** begin **

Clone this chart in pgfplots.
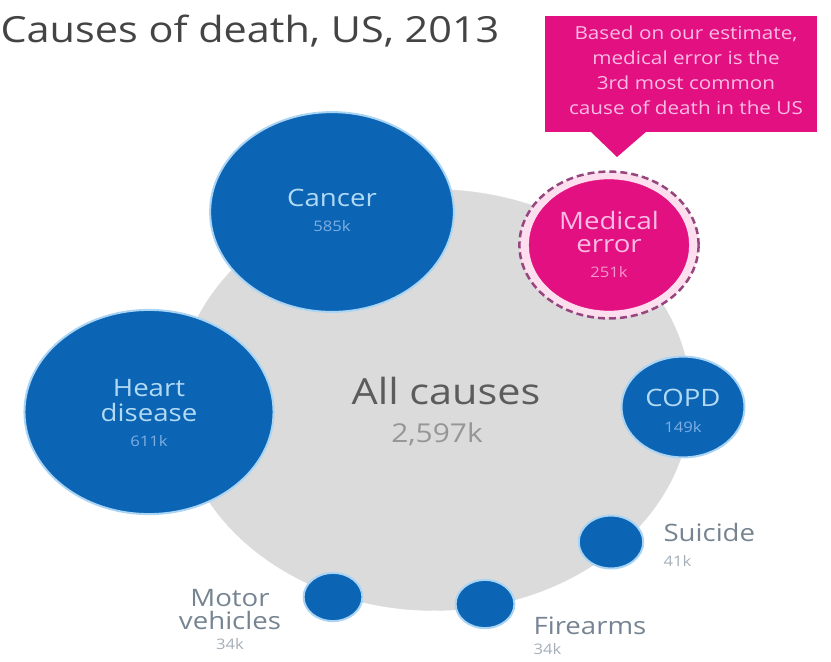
\documentclass[border=0pt]{standalone}
\usepackage{pgfplots}
\pgfplotsset{compat=1.18}
\usepackage{pgfplotstable}
\usepackage{fontspec}
\setmainfont{Open Sans}[FakeStretch=1.15]

\definecolor{bubbleBlue}{RGB}{11,100,180}
\definecolor{haloBlue}{RGB}{170,212,244}
\definecolor{medMagenta}{RGB}{226,16,128}
\definecolor{ringPurple}{RGB}{150,70,125}
\definecolor{palePink}{RGB}{252,222,238}
\definecolor{allGray}{RGB}{219,219,219}
\definecolor{titleGray}{RGB}{68,68,68}
\definecolor{nameBlue}{RGB}{178,218,245}
\definecolor{valBlue}{RGB}{125,175,228}
\definecolor{namePink}{RGB}{250,188,228}
\definecolor{valPink}{RGB}{245,150,205}
\definecolor{outName}{RGB}{118,132,146}
\definecolor{outVal}{RGB}{165,174,184}
\definecolor{allText}{RGB}{92,92,92}
\definecolor{allVal}{RGB}{150,150,150}

% deaths in thousands, bubble centres in picture pixels
\pgfplotstableread{
x y v
434 400 2597
}\allcauses
\pgfplotstableread{
x y v
149 412 611
332 212 585
683 407 149
611 542 41
333 597 34
485 604 34
}\causes
\pgfplotstableread{
x y v
609 245 251
}\mederror

% area proportional to value, picture is stretched 1.22 horizontally
\pgfdeclareplotmark{bubble}{%
  \pgfpathellipse{\pgfpointorigin}{\pgfpoint{1.22*\ry pt}{0pt}}{\pgfpoint{0pt}{\ry pt}}%
  \pgfusepathqfillstroke}

\pgfplotsset{
  bubble/.style={only marks, scatter, mark=bubble,
    visualization depends on={4.13*sqrt(\thisrow{v})+#1 \as \ry}},
}

\begin{document}
\begin{tikzpicture}
\begin{axis}[
    width=831pt, height=662pt, scale only axis,
    xmin=0, xmax=831, ymin=0, ymax=662, y dir=reverse,
    hide axis, clip=false,
]
\addplot[bubble=0, scatter/use mapped color={draw=allGray, fill=allGray}]
    table[x=x,y=y] {\allcauses};

\fill[medMagenta] (axis cs:545,16) rectangle (axis cs:817,132);
\fill[medMagenta] (axis cs:590,131) -- (axis cs:647,131) -- (axis cs:617,157) -- cycle;

\addplot[bubble=8, scatter/use mapped color={draw=ringPurple, fill=palePink},
    mark options={line width=2.5pt, dash pattern=on 7pt off 4pt}]
    table[x=x,y=y] {\mederror};
\addplot[bubble=0, scatter/use mapped color={draw=medMagenta, fill=medMagenta}]
    table[x=x,y=y] {\mederror};
\addplot[bubble=0, scatter/use mapped color={draw=haloBlue, fill=bubbleBlue},
    mark options={line width=2pt}] table[x=x,y=y] {\causes};

% label anchors (baselines)
\coordinate (title) at (axis cs:-3,43);
\coordinate (note) at (axis cs:686,22);
\coordinate (heartA) at (axis cs:149,397);
\coordinate (heartB) at (axis cs:149,422);
\coordinate (heartV) at (axis cs:149,447);
\coordinate (cancerA) at (axis cs:332,207);
\coordinate (cancerV) at (axis cs:332,232);
\coordinate (copdA) at (axis cs:683,407);
\coordinate (copdV) at (axis cs:683,433);
\coordinate (medA) at (axis cs:609,230);
\coordinate (medB) at (axis cs:609,253);
\coordinate (medV) at (axis cs:609,278);
\coordinate (motorA) at (axis cs:230,607);
\coordinate (motorB) at (axis cs:230,630);
\coordinate (motorV) at (axis cs:230,650);
\coordinate (suicA) at (axis cs:660,542);
\coordinate (suicV) at (axis cs:660,567);
\coordinate (fireA) at (axis cs:530,635);
\coordinate (fireV) at (axis cs:530,655);
\coordinate (allA) at (axis cs:446,405);
\coordinate (allV) at (axis cs:437,443);
\end{axis}

\node[anchor=base west, text=titleGray, font=\fontsize{36}{40}\selectfont]
    at (title) {Causes of death, US, 2013};
\node[anchor=north, align=center, text=namePink, font=\fontsize{18}{25}\selectfont]
    at (note) {Based on our estimate,\\medical error is the\\3rd most common\\cause of death in the US};

\begin{scope}[every node/.style={anchor=base, font=\fontsize{24}{28}\selectfont}]
\node[text=nameBlue] at (heartA) {Heart};
\node[text=nameBlue] at (heartB) {disease};
\node[text=nameBlue] at (cancerA) {Cancer};
\node[text=nameBlue] at (copdA) {COPD};
\node[text=namePink] at (medA) {Medical};
\node[text=namePink] at (medB) {error};
\node[text=outName] at (motorA) {Motor};
\node[text=outName] at (motorB) {vehicles};
\node[text=outName, anchor=base west] at (suicA) {Suicide};
\node[text=outName, anchor=base west] at (fireA) {Firearms};
\end{scope}
\begin{scope}[every node/.style={anchor=base, font=\fontsize{14.5}{17}\selectfont}]
\node[text=valBlue] at (heartV) {611k};
\node[text=valBlue] at (cancerV) {585k};
\node[text=valBlue] at (copdV) {149k};
\node[text=valPink] at (medV) {251k};
\node[text=outVal] at (motorV) {34k};
\node[text=outVal, anchor=base west] at (suicV) {41k};
\node[text=outVal, anchor=base west] at (fireV) {34k};
\end{scope}
\node[anchor=base, text=allText, font=\fontsize{36}{40}\selectfont] at (allA) {All causes};
\node[anchor=base, text=allVal, font=\fontsize{26}{30}\selectfont] at (allV) {2,597k};

\pgfresetboundingbox
\useasboundingbox (current axis.south west) rectangle (current axis.north east);
\end{tikzpicture}
\end{document}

** end **

- [INSTRUCTION] Transcribe the full listing above exactly, with the images removed.

- [FULL SOLUTION]
Clone this chart in pgfplots.
\documentclass[border=0pt]{standalone}
\usepackage{pgfplots}
\pgfplotsset{compat=1.18}
\usepackage{pgfplotstable}
\usepackage{fontspec}
\setmainfont{Open Sans}[FakeStretch=1.15]

\definecolor{bubbleBlue}{RGB}{11,100,180}
\definecolor{haloBlue}{RGB}{170,212,244}
\definecolor{medMagenta}{RGB}{226,16,128}
\definecolor{ringPurple}{RGB}{150,70,125}
\definecolor{palePink}{RGB}{252,222,238}
\definecolor{allGray}{RGB}{219,219,219}
\definecolor{titleGray}{RGB}{68,68,68}
\definecolor{nameBlue}{RGB}{178,218,245}
\definecolor{valBlue}{RGB}{125,175,228}
\definecolor{namePink}{RGB}{250,188,228}
\definecolor{valPink}{RGB}{245,150,205}
\definecolor{outName}{RGB}{118,132,146}
\definecolor{outVal}{RGB}{165,174,184}
\definecolor{allText}{RGB}{92,92,92}
\definecolor{allVal}{RGB}{150,150,150}

% deaths in thousands, bubble centres in picture pixels
\pgfplotstableread{
x y v
434 400 2597
}\allcauses
\pgfplotstableread{
x y v
149 412 611
332 212 585
683 407 149
611 542 41
333 597 34
485 604 34
}\causes
\pgfplotstableread{
x y v
609 245 251
}\mederror

% area proportional to value, picture is stretched 1.22 horizontally
\pgfdeclareplotmark{bubble}{%
  \pgfpathellipse{\pgfpointorigin}{\pgfpoint{1.22*\ry pt}{0pt}}{\pgfpoint{0pt}{\ry pt}}%
  \pgfusepathqfillstroke}

\pgfplotsset{
  bubble/.style={only marks, scatter, mark=bubble,
    visualization depends on={4.13*sqrt(\thisrow{v})+#1 \as \ry}},
}

\begin{document}
\begin{tikzpicture}
\begin{axis}[
    width=831pt, height=662pt, scale only axis,
    xmin=0, xmax=831, ymin=0, ymax=662, y dir=reverse,
    hide axis, clip=false,
]
\addplot[bubble=0, scatter/use mapped color={draw=allGray, fill=allGray}]
    table[x=x,y=y] {\allcauses};

\fill[medMagenta] (axis cs:545,16) rectangle (axis cs:817,132);
\fill[medMagenta] (axis cs:590,131) -- (axis cs:647,131) -- (axis cs:617,157) -- cycle;

\addplot[bubble=8, scatter/use mapped color={draw=ringPurple, fill=palePink},
    mark options={line width=2.5pt, dash pattern=on 7pt off 4pt}]
    table[x=x,y=y] {\mederror};
\addplot[bubble=0, scatter/use mapped color={draw=medMagenta, fill=medMagenta}]
    table[x=x,y=y] {\mederror};
\addplot[bubble=0, scatter/use mapped color={draw=haloBlue, fill=bubbleBlue},
    mark options={line width=2pt}] table[x=x,y=y] {\causes};

% label anchors (baselines)
\coordinate (title) at (axis cs:-3,43);
\coordinate (note) at (axis cs:686,22);
\coordinate (heartA) at (axis cs:149,397);
\coordinate (heartB) at (axis cs:149,422);
\coordinate (heartV) at (axis cs:149,447);
\coordinate (cancerA) at (axis cs:332,207);
\coordinate (cancerV) at (axis cs:332,232);
\coordinate (copdA) at (axis cs:683,407);
\coordinate (copdV) at (axis cs:683,433);
\coordinate (medA) at (axis cs:609,230);
\coordinate (medB) at (axis cs:609,253);
\coordinate (medV) at (axis cs:609,278);
\coordinate (motorA) at (axis cs:230,607);
\coordinate (motorB) at (axis cs:230,630);
\coordinate (motorV) at (axis cs:230,650);
\coordinate (suicA) at (axis cs:660,542);
\coordinate (suicV) at (axis cs:660,567);
\coordinate (fireA) at (axis cs:530,635);
\coordinate (fireV) at (axis cs:530,655);
\coordinate (allA) at (axis cs:446,405);
\coordinate (allV) at (axis cs:437,443);
\end{axis}

\node[anchor=base west, text=titleGray, font=\fontsize{36}{40}\selectfont]
    at (title) {Causes of death, US, 2013};
\node[anchor=north, align=center, text=namePink, font=\fontsize{18}{25}\selectfont]
    at (note) {Based on our estimate,\\medical error is the\\3rd most common\\cause of death in the US};

\begin{scope}[every node/.style={anchor=base, font=\fontsize{24}{28}\selectfont}]
\node[text=nameBlue] at (heartA) {Heart};
\node[text=nameBlue] at (heartB) {disease};
\node[text=nameBlue] at (cancerA) {Cancer};
\node[text=nameBlue] at (copdA) {COPD};
\node[text=namePink] at (medA) {Medical};
\node[text=namePink] at (medB) {error};
\node[text=outName] at (motorA) {Motor};
\node[text=outName] at (motorB) {vehicles};
\node[text=outName, anchor=base west] at (suicA) {Suicide};
\node[text=outName, anchor=base west] at (fireA) {Firearms};
\end{scope}
\begin{scope}[every node/.style={anchor=base, font=\fontsize{14.5}{17}\selectfont}]
\node[text=valBlue] at (heartV) {611k};
\node[text=valBlue] at (cancerV) {585k};
\node[text=valBlue] at (copdV) {149k};
\node[text=valPink] at (medV) {251k};
\node[text=outVal] at (motorV) {34k};
\node[text=outVal, anchor=base west] at (suicV) {41k};
\node[text=outVal, anchor=base west] at (fireV) {34k};
\end{scope}
\node[anchor=base, text=allText, font=\fontsize{36}{40}\selectfont] at (allA) {All causes};
\node[anchor=base, text=allVal, font=\fontsize{26}{30}\selectfont] at (allV) {2,597k};

\pgfresetboundingbox
\useasboundingbox (current axis.south west) rectangle (current axis.north east);
\end{tikzpicture}
\end{document}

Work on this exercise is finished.